— BEGIN DATA BLOCK —

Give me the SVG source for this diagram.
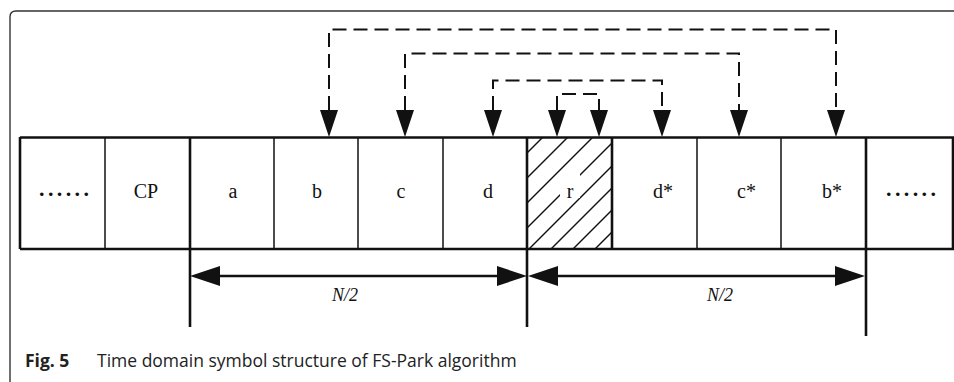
<svg xmlns="http://www.w3.org/2000/svg" width="954" height="382" viewBox="0 0 954 382">
  <style>
    .lbl { font-family: "Liberation Serif", "Times New Roman", serif; font-size: 20px; fill: #111; }
    .dim { font-family: "Liberation Serif", "Times New Roman", serif; font-size: 18px; font-style: italic; fill: #111; }
    .dots { font-family: "Liberation Serif", serif; font-size: 22px; font-weight: bold; letter-spacing: 3.4px; fill: #111; }
    .cap { font-family: "Open Sans", "Noto Sans", sans-serif; font-size: 17.5px; fill: #222; }
    .thin { stroke: #111; stroke-width: 1.5; fill: none; }
    .thick { stroke: #111; stroke-width: 2.6; fill: none; }
    .dash { stroke: #111; stroke-width: 2; fill: none; stroke-dasharray: 14 7; }
    .hatch { stroke: #111; stroke-width: 1.4; }
    .head { fill: #111; }
  </style>
  <defs>
    <clipPath id="rcell"><rect x="527" y="137" width="85" height="112"/></clipPath>
  </defs>

  <!-- caption frame -->
  <path d="M10 382 V17 Q10 11 16 11 H954" fill="none" stroke="#333" stroke-width="1.4"/>

  <!-- hatched reserved cell -->
  <g id="node-r">
    <g clip-path="url(#rcell)" class="hatch">
      <line x1="500" y1="180" x2="560" y2="120"/>
      <line x1="500" y1="205" x2="590" y2="115"/>
      <line x1="500" y1="230" x2="615" y2="115"/>
      <line x1="500" y1="255" x2="640" y2="115"/>
      <line x1="510" y1="268" x2="640" y2="138"/>
      <line x1="530" y1="270" x2="640" y2="160"/>
      <line x1="552" y1="270" x2="640" y2="182"/>
      <line x1="574" y1="270" x2="640" y2="204"/>
      <line x1="595" y1="270" x2="640" y2="225"/>
    </g>
    <rect x="560" y="172" width="20" height="26" fill="#fff"/>
    <text class="lbl" x="570" y="198" text-anchor="middle">r</text>
  </g>

  <!-- symbol cells -->
  <g id="node-dots-left"><text class="dots" x="39" y="196">......</text></g>
  <g id="node-cp"><text class="lbl" x="146" y="198" text-anchor="middle">CP</text></g>
  <g id="node-a"><text class="lbl" x="233" y="198" text-anchor="middle">a</text></g>
  <g id="node-b"><text class="lbl" x="317" y="198" text-anchor="middle">b</text></g>
  <g id="node-c"><text class="lbl" x="401" y="198" text-anchor="middle">c</text></g>
  <g id="node-d"><text class="lbl" x="488" y="198" text-anchor="middle">d</text></g>
  <g id="node-dstar"><text class="lbl" x="653" y="198">d*</text></g>
  <g id="node-cstar"><text class="lbl" x="737" y="198">c*</text></g>
  <g id="node-bstar"><text class="lbl" x="822" y="198">b*</text></g>
  <g id="node-dots-right"><text class="dots" x="886" y="196">......</text></g>

  <!-- strip outline and dividers -->
  <g id="strip">
    <line class="thin" x1="105" y1="137" x2="105" y2="249"/>
    <line class="thin" x1="274" y1="137" x2="274" y2="249"/>
    <line class="thin" x1="358" y1="137" x2="358" y2="249"/>
    <line class="thin" x1="443" y1="137" x2="443" y2="249"/>
    <line class="thick" x1="612" y1="137" x2="612" y2="249"/>
    <line class="thin" x1="697" y1="137" x2="697" y2="249"/>
    <line class="thin" x1="781" y1="137" x2="781" y2="249"/>
    <line class="thick" x1="20" y1="137" x2="20" y2="249"/>
    <line class="thick" x1="953" y1="137" x2="953" y2="249"/>
    <line class="thick" x1="20" y1="137.5" x2="954" y2="137.5"/>
    <line class="thick" x1="20" y1="249" x2="954" y2="249"/>
    <line class="thick" x1="190" y1="137" x2="190" y2="327"/>
    <line class="thick" x1="527" y1="137" x2="527" y2="327"/>
    <line class="thick" x1="866" y1="137" x2="866" y2="336"/>
  </g>

  <!-- connectors -->
  <g id="connectors">
    <!-- b <-> b* -->
    <path class="dash" d="M329 110 V29.5 H836 V110"/>
    <!-- c <-> c* -->
    <path class="dash" d="M405 110 V53.5 H739 V110"/>
    <!-- d <-> d* -->
    <path class="dash" d="M493 110 V80.5 H662 V110"/>
    <!-- inside r -->
    <path class="dash" d="M557 110 V94 H599 V110" stroke-dasharray="16 8"/>
    <g class="head">
      <polygon points="320,110 338,110 329,137"/>
      <polygon points="396,110 414,110 405,137"/>
      <polygon points="484,110 502,110 493,137"/>
      <polygon points="548,110 566,110 557,137"/>
      <polygon points="590,110 608,110 599,137"/>
      <polygon points="653,110 671,110 662,137"/>
      <polygon points="730,110 748,110 739,137"/>
      <polygon points="827,110 845,110 836,137"/>
    </g>
    <!-- N/2 spans -->
    <line class="thick" x1="210" y1="276" x2="507" y2="276" stroke-width="2"/>
    <line class="thick" x1="547" y1="276" x2="846" y2="276" stroke-width="2"/>
    <g class="head">
      <polygon points="190,276 220,266 220,286"/>
      <polygon points="527,276 497,266 497,286"/>
      <polygon points="528,276 558,266 558,286"/>
      <polygon points="865,276 835,266 835,286"/>
    </g>
  </g>

  <text class="dim" x="345" y="301" text-anchor="middle">N/2</text>
  <text class="dim" x="720" y="301" text-anchor="middle">N/2</text>

  <text class="cap" x="25" y="367"><tspan font-weight="bold">Fig. 5</tspan><tspan x="97">Time domain symbol structure of FS-Park algorithm</tspan></text>
</svg>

— END DATA BLOCK —

STATED TASK: In your copy, leave out the pictures and reproduce the material above exactly.

ANSWER TO THIS PROBLEM:
Give me the SVG source for this diagram.
<svg xmlns="http://www.w3.org/2000/svg" width="954" height="382" viewBox="0 0 954 382">
  <style>
    .lbl { font-family: "Liberation Serif", "Times New Roman", serif; font-size: 20px; fill: #111; }
    .dim { font-family: "Liberation Serif", "Times New Roman", serif; font-size: 18px; font-style: italic; fill: #111; }
    .dots { font-family: "Liberation Serif", serif; font-size: 22px; font-weight: bold; letter-spacing: 3.4px; fill: #111; }
    .cap { font-family: "Open Sans", "Noto Sans", sans-serif; font-size: 17.5px; fill: #222; }
    .thin { stroke: #111; stroke-width: 1.5; fill: none; }
    .thick { stroke: #111; stroke-width: 2.6; fill: none; }
    .dash { stroke: #111; stroke-width: 2; fill: none; stroke-dasharray: 14 7; }
    .hatch { stroke: #111; stroke-width: 1.4; }
    .head { fill: #111; }
  </style>
  <defs>
    <clipPath id="rcell"><rect x="527" y="137" width="85" height="112"/></clipPath>
  </defs>

  <!-- caption frame -->
  <path d="M10 382 V17 Q10 11 16 11 H954" fill="none" stroke="#333" stroke-width="1.4"/>

  <!-- hatched reserved cell -->
  <g id="node-r">
    <g clip-path="url(#rcell)" class="hatch">
      <line x1="500" y1="180" x2="560" y2="120"/>
      <line x1="500" y1="205" x2="590" y2="115"/>
      <line x1="500" y1="230" x2="615" y2="115"/>
      <line x1="500" y1="255" x2="640" y2="115"/>
      <line x1="510" y1="268" x2="640" y2="138"/>
      <line x1="530" y1="270" x2="640" y2="160"/>
      <line x1="552" y1="270" x2="640" y2="182"/>
      <line x1="574" y1="270" x2="640" y2="204"/>
      <line x1="595" y1="270" x2="640" y2="225"/>
    </g>
    <rect x="560" y="172" width="20" height="26" fill="#fff"/>
    <text class="lbl" x="570" y="198" text-anchor="middle">r</text>
  </g>

  <!-- symbol cells -->
  <g id="node-dots-left"><text class="dots" x="39" y="196">......</text></g>
  <g id="node-cp"><text class="lbl" x="146" y="198" text-anchor="middle">CP</text></g>
  <g id="node-a"><text class="lbl" x="233" y="198" text-anchor="middle">a</text></g>
  <g id="node-b"><text class="lbl" x="317" y="198" text-anchor="middle">b</text></g>
  <g id="node-c"><text class="lbl" x="401" y="198" text-anchor="middle">c</text></g>
  <g id="node-d"><text class="lbl" x="488" y="198" text-anchor="middle">d</text></g>
  <g id="node-dstar"><text class="lbl" x="653" y="198">d*</text></g>
  <g id="node-cstar"><text class="lbl" x="737" y="198">c*</text></g>
  <g id="node-bstar"><text class="lbl" x="822" y="198">b*</text></g>
  <g id="node-dots-right"><text class="dots" x="886" y="196">......</text></g>

  <!-- strip outline and dividers -->
  <g id="strip">
    <line class="thin" x1="105" y1="137" x2="105" y2="249"/>
    <line class="thin" x1="274" y1="137" x2="274" y2="249"/>
    <line class="thin" x1="358" y1="137" x2="358" y2="249"/>
    <line class="thin" x1="443" y1="137" x2="443" y2="249"/>
    <line class="thick" x1="612" y1="137" x2="612" y2="249"/>
    <line class="thin" x1="697" y1="137" x2="697" y2="249"/>
    <line class="thin" x1="781" y1="137" x2="781" y2="249"/>
    <line class="thick" x1="20" y1="137" x2="20" y2="249"/>
    <line class="thick" x1="953" y1="137" x2="953" y2="249"/>
    <line class="thick" x1="20" y1="137.5" x2="954" y2="137.5"/>
    <line class="thick" x1="20" y1="249" x2="954" y2="249"/>
    <line class="thick" x1="190" y1="137" x2="190" y2="327"/>
    <line class="thick" x1="527" y1="137" x2="527" y2="327"/>
    <line class="thick" x1="866" y1="137" x2="866" y2="336"/>
  </g>

  <!-- connectors -->
  <g id="connectors">
    <!-- b <-> b* -->
    <path class="dash" d="M329 110 V29.5 H836 V110"/>
    <!-- c <-> c* -->
    <path class="dash" d="M405 110 V53.5 H739 V110"/>
    <!-- d <-> d* -->
    <path class="dash" d="M493 110 V80.5 H662 V110"/>
    <!-- inside r -->
    <path class="dash" d="M557 110 V94 H599 V110" stroke-dasharray="16 8"/>
    <g class="head">
      <polygon points="320,110 338,110 329,137"/>
      <polygon points="396,110 414,110 405,137"/>
      <polygon points="484,110 502,110 493,137"/>
      <polygon points="548,110 566,110 557,137"/>
      <polygon points="590,110 608,110 599,137"/>
      <polygon points="653,110 671,110 662,137"/>
      <polygon points="730,110 748,110 739,137"/>
      <polygon points="827,110 845,110 836,137"/>
    </g>
    <!-- N/2 spans -->
    <line class="thick" x1="210" y1="276" x2="507" y2="276" stroke-width="2"/>
    <line class="thick" x1="547" y1="276" x2="846" y2="276" stroke-width="2"/>
    <g class="head">
      <polygon points="190,276 220,266 220,286"/>
      <polygon points="527,276 497,266 497,286"/>
      <polygon points="528,276 558,266 558,286"/>
      <polygon points="865,276 835,266 835,286"/>
    </g>
  </g>

  <text class="dim" x="345" y="301" text-anchor="middle">N/2</text>
  <text class="dim" x="720" y="301" text-anchor="middle">N/2</text>

  <text class="cap" x="25" y="367"><tspan font-weight="bold">Fig. 5</tspan><tspan x="97">Time domain symbol structure of FS-Park algorithm</tspan></text>
</svg>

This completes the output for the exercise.